→ Short problem:
In the listing that follows, retype every line from the first through the one containing "minimum width=256pt, minimum". Pictures are to be left out.

→ Raw data:
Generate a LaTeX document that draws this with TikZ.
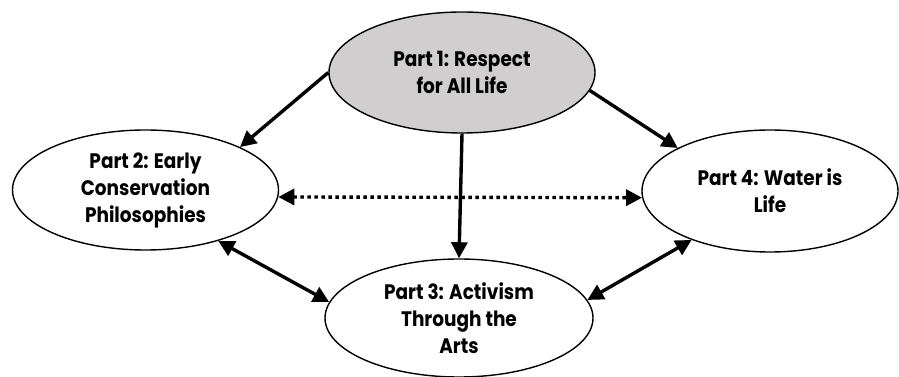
\documentclass[tikz,border=0pt]{standalone}
\usepackage{fontspec}
\newfontfamily\partfont{Poppins}[FakeStretch=0.88]
\usetikzlibrary{shapes,arrows.meta}
\definecolor{partgray}{RGB}{208,206,206}

\begin{document}
\begin{tikzpicture}[x=1pt, y=1pt,
  part/.style={ellipse, draw=black, line width=1.4pt, inner sep=0pt, align=center,
    font=\partfont\bfseries\fontsize{21}{27}\selectfont},
  link/.style={line width=3.4pt, -{Triangle[length=16pt,width=16pt]}},
  both/.style={line width=3.4pt, {Triangle[length=16pt,width=16pt]}-{Triangle[length=16pt,width=16pt]}},
  dots/.style={both, dash pattern=on 3.4pt off 3.6pt}]
\useasboundingbox (0,0) rectangle (899,377);

\node[part, fill=partgray, minimum width=266pt, minimum height=121pt] (p1) at (462,304.5) {Part 1: Respect\\for All Life};
\node[part, minimum width=266pt, minimum height=120pt] (p2) at (145.5,187) {Part 2: Early\\Conservation\\Philosophies};
\node[part, minimum width=268pt, minimum height=118pt] (p3) at (459,59) {Part 3: Activism\\Through the\\Arts};
\node[part, minimum width=256pt, minimum height=122pt] (p4) at (770,186) {Part 4: Water is\\Life};

\draw[link] (p1.west) -- (p2.north east);
\draw[link] (p1.-8) -- (p4.155);
\draw[link] (p1.south) -- (p3.north);
\draw[dots] (p2.-3) -- (p4.183);
\draw[both] (p2.-35) -- (p3.173);
\draw[both] (p3.8) -- (p4.212);
\end{tikzpicture}
\end{document}
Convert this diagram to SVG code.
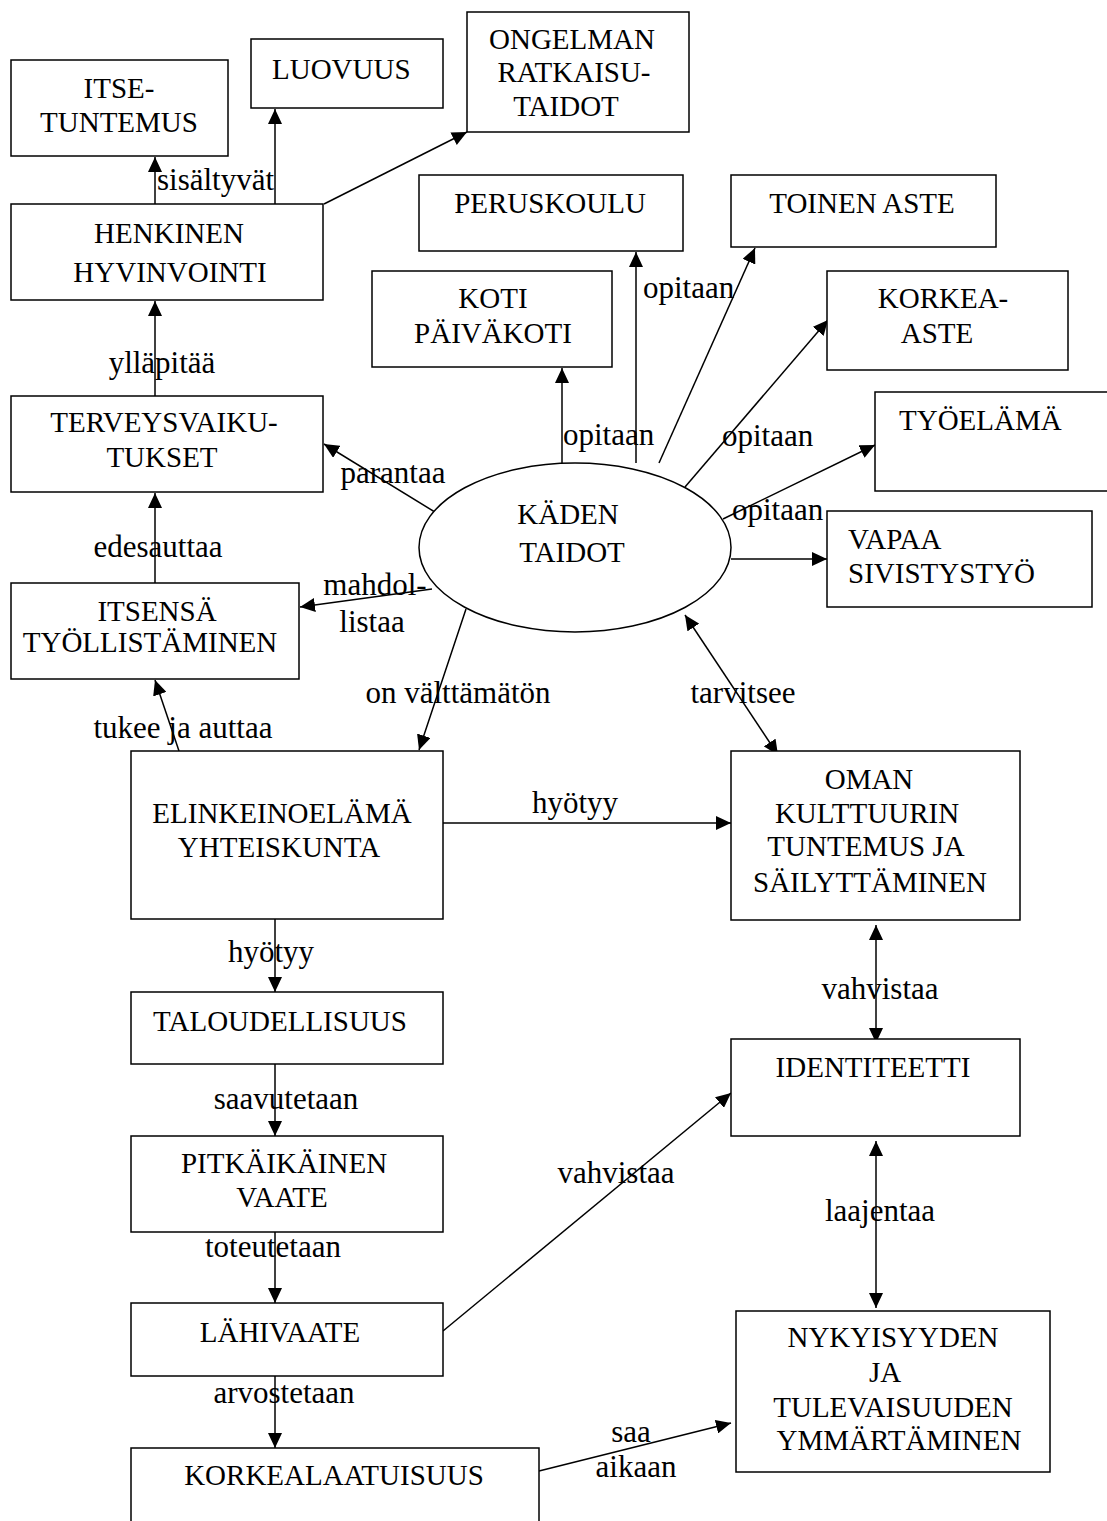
<svg xmlns="http://www.w3.org/2000/svg" width="1107" height="1521" viewBox="0 0 1107 1521">
<style>
  .box { fill:#fff; stroke:#000; stroke-width:1.5; }
  .t { font-family:"Liberation Serif","Times New Roman",serif; font-size:29px; fill:#000; }
  .m { text-anchor:middle; }
  .l { font-family:"Liberation Serif","Times New Roman",serif; font-size:31px; fill:#000; }
  .c { fill:none; stroke:#000; stroke-width:1.5; }
  .a { marker-end:url(#ah); }
  .d { marker-start:url(#ah); marker-end:url(#ah); }
</style>
<defs>
  <marker id="ah" markerUnits="userSpaceOnUse" markerWidth="16" markerHeight="14" refX="15" refY="7" orient="auto-start-reverse" viewBox="0 0 16 14">
    <path d="M0,0 L15,7 L0,14 z" fill="#000"/>
  </marker>
</defs>
<rect width="1107" height="1521" fill="#fff"/>

<g id="connectors">
  <line class="c a" x1="155" y1="204" x2="155" y2="157"/>
  <line class="c a" x1="275" y1="204" x2="275" y2="109"/>
  <line class="c a" x1="324" y1="204" x2="467" y2="132"/>
  <line class="c a" x1="155" y1="396" x2="155" y2="301"/>
  <line class="c a" x1="155" y1="583" x2="155" y2="493"/>
  <line class="c a" x1="443" y1="517" x2="324" y2="444"/>
  <line class="c a" x1="432" y1="589" x2="300" y2="607"/>
  <line class="c a" x1="179" y1="751" x2="155" y2="680"/>
  <line class="c a" x1="562" y1="463" x2="562" y2="368"/>
  <line class="c a" x1="636" y1="463" x2="636" y2="252"/>
  <line class="c a" x1="659" y1="463" x2="755" y2="248"/>
  <line class="c a" x1="685" y1="487" x2="828" y2="320"/>
  <line class="c a" x1="723" y1="519" x2="875" y2="445"/>
  <line class="c a" x1="731" y1="559" x2="827" y2="559"/>
  <line class="c a" x1="466" y1="609" x2="419" y2="750"/>
  <line class="c d" x1="685" y1="615" x2="778" y2="755"/>
  <line class="c a" x1="443" y1="823" x2="731" y2="823"/>
  <line class="c a" x1="275" y1="919" x2="275" y2="992"/>
  <line class="c a" x1="275" y1="1064" x2="275" y2="1136"/>
  <line class="c a" x1="275" y1="1232" x2="275" y2="1303"/>
  <line class="c a" x1="275" y1="1376" x2="275" y2="1448"/>
  <line class="c a" x1="443" y1="1331" x2="731" y2="1093"/>
  <line class="c d" x1="876" y1="925" x2="876" y2="1043"/>
  <line class="c d" x1="876" y1="1141" x2="876" y2="1308"/>
  <line class="c a" x1="539" y1="1471" x2="731" y2="1423"/>

  <g id="labels">
    <text class="l" x="157" y="190">sisältyvät</text>
    <text class="l m" x="162" y="373">ylläpitää</text>
    <text class="l m" x="158" y="557">edesauttaa</text>
    <text class="l m" x="393" y="483">parantaa</text>
    <text class="l m" x="375" y="595">mahdol-</text>
    <text class="l m" x="372" y="632">listaa</text>
    <text class="l m" x="183" y="738">tukee ja auttaa</text>
    <text class="l" x="563" y="445">opitaan</text>
    <text class="l" x="643" y="298">opitaan</text>
    <text class="l" x="722" y="446">opitaan</text>
    <text class="l" x="732" y="520">opitaan</text>
    <text class="l m" x="458" y="703">on välttämätön</text>
    <text class="l m" x="743" y="703">tarvitsee</text>
    <text class="l m" x="575" y="813">hyötyy</text>
    <text class="l m" x="271" y="962">hyötyy</text>
    <text class="l m" x="286" y="1109">saavutetaan</text>
    <text class="l m" x="273" y="1257">toteutetaan</text>
    <text class="l m" x="284" y="1403">arvostetaan</text>
    <text class="l m" x="616" y="1183">vahvistaa</text>
    <text class="l m" x="880" y="999">vahvistaa</text>
    <text class="l m" x="880" y="1221">laajentaa</text>
    <text class="l m" x="631" y="1442">saa</text>
    <text class="l m" x="636" y="1477">aikaan</text>
  </g>
</g>

<g id="n_itsetuntemus">
  <rect class="box" x="11" y="60" width="217" height="96"/>
  <text class="t m" x="119" y="98">ITSE-</text>
  <text class="t m" x="119" y="132">TUNTEMUS</text>
</g>
<g id="n_luovuus">
  <rect class="box" x="251" y="39" width="192" height="69"/>
  <text class="t" x="272" y="79">LUOVUUS</text>
</g>
<g id="n_ongelman">
  <rect class="box" x="467" y="12" width="222" height="120"/>
  <text class="t m" x="572" y="49">ONGELMAN</text>
  <text class="t m" x="574" y="82">RATKAISU-</text>
  <text class="t m" x="566" y="116">TAIDOT</text>
</g>
<g id="n_henkinen">
  <rect class="box" x="11" y="204" width="312" height="96"/>
  <text class="t m" x="169" y="243">HENKINEN</text>
  <text class="t m" x="170" y="282">HYVINVOINTI</text>
</g>
<g id="n_terveys">
  <rect class="box" x="11" y="396" width="312" height="96"/>
  <text class="t m" x="164" y="432">TERVEYSVAIKU-</text>
  <text class="t m" x="162" y="467">TUKSET</text>
</g>
<g id="n_itsensa">
  <rect class="box" x="11" y="583" width="288" height="96"/>
  <text class="t m" x="157" y="621">ITSENSÄ</text>
  <text class="t m" x="150" y="652">TYÖLLISTÄMINEN</text>
</g>
<g id="n_peruskoulu">
  <rect class="box" x="419" y="175" width="264" height="76"/>
  <text class="t m" x="550" y="213">PERUSKOULU</text>
</g>
<g id="n_koti">
  <rect class="box" x="372" y="271" width="240" height="96"/>
  <text class="t m" x="493" y="308">KOTI</text>
  <text class="t m" x="493" y="343">PÄIVÄKOTI</text>
</g>
<g id="n_toinenaste">
  <rect class="box" x="731" y="175" width="265" height="72"/>
  <text class="t m" x="862" y="213">TOINEN ASTE</text>
</g>
<g id="n_korkeaaste">
  <rect class="box" x="827" y="271" width="241" height="99"/>
  <text class="t m" x="943" y="308">KORKEA-</text>
  <text class="t m" x="937" y="343">ASTE</text>
</g>
<g id="n_tyoelama">
  <rect class="box" x="875" y="392" width="250" height="99"/>
  <text class="t" x="899" y="430">TYÖELÄMÄ</text>
</g>
<g id="n_vapaa">
  <rect class="box" x="827" y="511" width="265" height="96"/>
  <text class="t" x="848" y="549">VAPAA</text>
  <text class="t" x="848" y="583">SIVISTYSTYÖ</text>
</g>
<g id="n_kaden">
  <ellipse class="box" cx="575" cy="547.5" rx="156" ry="84.5"/>
  <text class="t m" x="568" y="524">KÄDEN</text>
  <text class="t m" x="572" y="562">TAIDOT</text>
</g>
<g id="n_elinkeino">
  <rect class="box" x="131" y="751" width="312" height="168"/>
  <text class="t m" x="282" y="823">ELINKEINOELÄMÄ</text>
  <text class="t m" x="279" y="857">YHTEISKUNTA</text>
</g>
<g id="n_oman">
  <rect class="box" x="731" y="751" width="289" height="169"/>
  <text class="t m" x="869" y="789">OMAN</text>
  <text class="t m" x="867" y="823">KULTTUURIN</text>
  <text class="t m" x="866" y="856">TUNTEMUS JA</text>
  <text class="t m" x="870" y="892">SÄILYTTÄMINEN</text>
</g>
<g id="n_taloudellisuus">
  <rect class="box" x="131" y="992" width="312" height="72"/>
  <text class="t m" x="280" y="1031">TALOUDELLISUUS</text>
</g>
<g id="n_pitkaikainen">
  <rect class="box" x="131" y="1136" width="312" height="96"/>
  <text class="t m" x="284" y="1173">PITKÄIKÄINEN</text>
  <text class="t m" x="282" y="1207">VAATE</text>
</g>
<g id="n_lahivaate">
  <rect class="box" x="131" y="1303" width="312" height="73"/>
  <text class="t m" x="280" y="1342">LÄHIVAATE</text>
</g>
<g id="n_korkealaatuisuus">
  <rect class="box" x="131" y="1448" width="408" height="100"/>
  <text class="t m" x="334" y="1485">KORKEALAATUISUUS</text>
</g>
<g id="n_identiteetti">
  <rect class="box" x="731" y="1039" width="289" height="97"/>
  <text class="t m" x="873" y="1077">IDENTITEETTI</text>
</g>
<g id="n_nykyisyys">
  <rect class="box" x="736" y="1311" width="314" height="161"/>
  <text class="t m" x="893" y="1347">NYKYISYYDEN</text>
  <text class="t m" x="885" y="1382">JA</text>
  <text class="t m" x="893" y="1417">TULEVAISUUDEN</text>
  <text class="t m" x="899" y="1450">YMMÄRTÄMINEN</text>
</g>
</svg>
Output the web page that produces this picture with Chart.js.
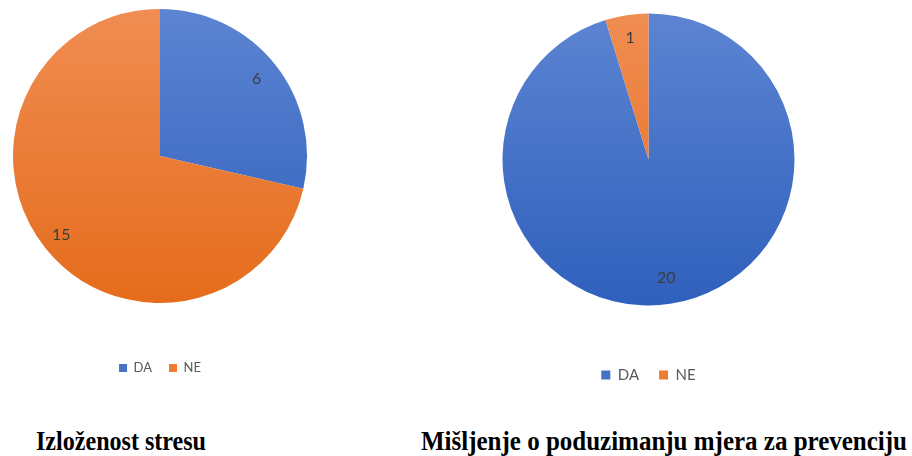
<!DOCTYPE html>
<html>
<head>
<meta charset="utf-8">
<script src="https://cdn.jsdelivr.net/npm/chart.js@4"></script>
<style>
  html, body { margin: 0; padding: 0; background: #ffffff; }
  body { width: 912px; height: 456px; position: relative; overflow: hidden; }
  .wrap { position: absolute; }
  .title { position: absolute; font-family: "Liberation Serif", "DejaVu Serif", serif; font-weight: bold; font-size: 28px; color: #000; white-space: nowrap; transform-origin: 0 0; line-height: 1; }
</style>
</head>
<body>
<div class="wrap" id="w1" style="left:0px;top:0px;width:318px;height:390px;"><canvas id="c1"></canvas></div>
<div class="wrap" id="w2" style="left:490px;top:0px;width:320px;height:400px;"><canvas id="c2"></canvas></div>
<div class="title" id="t1" style="left:36px;top:427px;">Izloženost stresu</div>
<div class="title" id="t2" style="left:421px;top:427px;">Mišljenje o poduzimanju mjera za prevenciju</div>
<script>
const categories = ["DA", "NE"];
const stressValues = [6, 15];
const preventionValues = [20, 1];
const chartTitles = ["Izloženost stresu", "Mišljenje o poduzimanju mjera za prevenciju"];

function grad(ctx, area, top, bottom) {
  if (!area) return bottom;
  const g = ctx.createLinearGradient(0, area.top, 0, area.bottom);
  g.addColorStop(0, top);
  g.addColorStop(1, bottom);
  return g;
}
function sliceColors(context) {
  const chart = context.chart;
  const area = chart.chartArea;
  const i = context.dataIndex;
  if (i === 0) return grad(chart.ctx, area, '#5c84d2', '#2f60bc');
  return grad(chart.ctx, area, '#f08d52', '#e56c1c');
}

const valueLabels = {
  id: 'valueLabels',
  afterDatasetsDraw(chart, args, opts) {
    const ctx = chart.ctx;
    const meta = chart.getDatasetMeta(0);
    ctx.save();
    ctx.fillStyle = '#3c3c3c';
    ctx.font = opts.size + 'px Lato, "Open Sans", sans-serif';
    ctx.textAlign = 'center';
    ctx.textBaseline = 'middle';
    meta.data.forEach((arc, i) => {
      const p = arc.getProps(['x', 'y', 'startAngle', 'endAngle', 'outerRadius'], true);
      const mid = (p.startAngle + p.endAngle) / 2;
      const r = p.outerRadius * opts.frac[i];
      ctx.fillText(String(chart.data.datasets[0].data[i]), p.x + Math.cos(mid) * r, p.y + Math.sin(mid) * r);
    });
    ctx.restore();
  }
};

function makePie(id, values, cfg) {
  return new Chart(document.getElementById(id), {
    type: 'pie',
    data: {
      labels: categories,
      datasets: [{ data: values, backgroundColor: sliceColors, borderWidth: 0 }]
    },
    options: {
      responsive: true,
      maintainAspectRatio: false,
      animation: false,
      layout: { padding: cfg.padding },
      plugins: {
        tooltip: { enabled: false },
        valueLabels: { size: cfg.labelSize, frac: cfg.frac },
        legend: {
          position: 'bottom',
          title: { display: true, text: ' ', font: { size: 12 }, padding: { top: cfg.titlePad, bottom: 0 } },
          labels: {
            boxWidth: cfg.box, boxHeight: cfg.box,
            padding: cfg.legendPad,
            color: '#595959',
            font: { size: cfg.fontSize, family: 'Lato, "Open Sans", sans-serif' },
            generateLabels(chart) {
              const cols = ['#4472c4', '#ed7d31'];
              return chart.data.labels.map((l, i) => ({ text: l, fillStyle: cols[i], strokeStyle: cols[i], lineWidth: 0, index: i, fontColor: '#595959' }));
            }
          }
        }
      }
    },
    plugins: [valueLabels]
  });
}

// legend height = 14.4 + titlePad + legendPad + fontSize + 10
makePie('c1', stressValues, {
  padding: { left: 13, right: 11, top: 9, bottom: 390 - 9 - 294 - (14.4 + 27.1 + 17 + 13 + 10) },
  titlePad: 27.1, legendPad: 17, fontSize: 13, box: 8, labelSize: 16, frac: [0.84, 0.86]
});
makePie('c2', preventionValues, {
  padding: { left: 12.5, right: 15.5, top: 13.5, bottom: 400 - 13.5 - 292 - (14.4 + 27.6 + 20 + 15 + 10) },
  titlePad: 27.6, legendPad: 20, fontSize: 15, box: 9, labelSize: 16, frac: [0.82, 0.84]
});

[['t1', 170], ['t2', 486]].forEach(([id, w]) => {
  const el = document.getElementById(id);
  const actual = el.getBoundingClientRect().width;
  el.style.transform = 'scaleX(' + (w / actual) + ')';
});
</script>
</body>
</html>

→ Answer below:
Generate a LaTeX document that draws this with TikZ.
\documentclass[tikz,border=0pt]{standalone}
\usepackage{fontspec}
\newfontfamily\partfont{Poppins}[FakeStretch=0.88]
\usetikzlibrary{shapes,arrows.meta}
\definecolor{partgray}{RGB}{208,206,206}

\begin{document}
\begin{tikzpicture}[x=1pt, y=1pt,
  part/.style={ellipse, draw=black, line width=1.4pt, inner sep=0pt, align=center,
    font=\partfont\bfseries\fontsize{21}{27}\selectfont},
  link/.style={line width=3.4pt, -{Triangle[length=16pt,width=16pt]}},
  both/.style={line width=3.4pt, {Triangle[length=16pt,width=16pt]}-{Triangle[length=16pt,width=16pt]}},
  dots/.style={both, dash pattern=on 3.4pt off 3.6pt}]
\useasboundingbox (0,0) rectangle (899,377);

\node[part, fill=partgray, minimum width=266pt, minimum height=121pt] (p1) at (462,304.5) {Part 1: Respect\\for All Life};
\node[part, minimum width=266pt, minimum height=120pt] (p2) at (145.5,187) {Part 2: Early\\Conservation\\Philosophies};
\node[part, minimum width=268pt, minimum height=118pt] (p3) at (459,59) {Part 3: Activism\\Through the\\Arts};
\node[part, minimum width=256pt, minimum height=122pt] (p4) at (770,186) {Part 4: Water is\\Life};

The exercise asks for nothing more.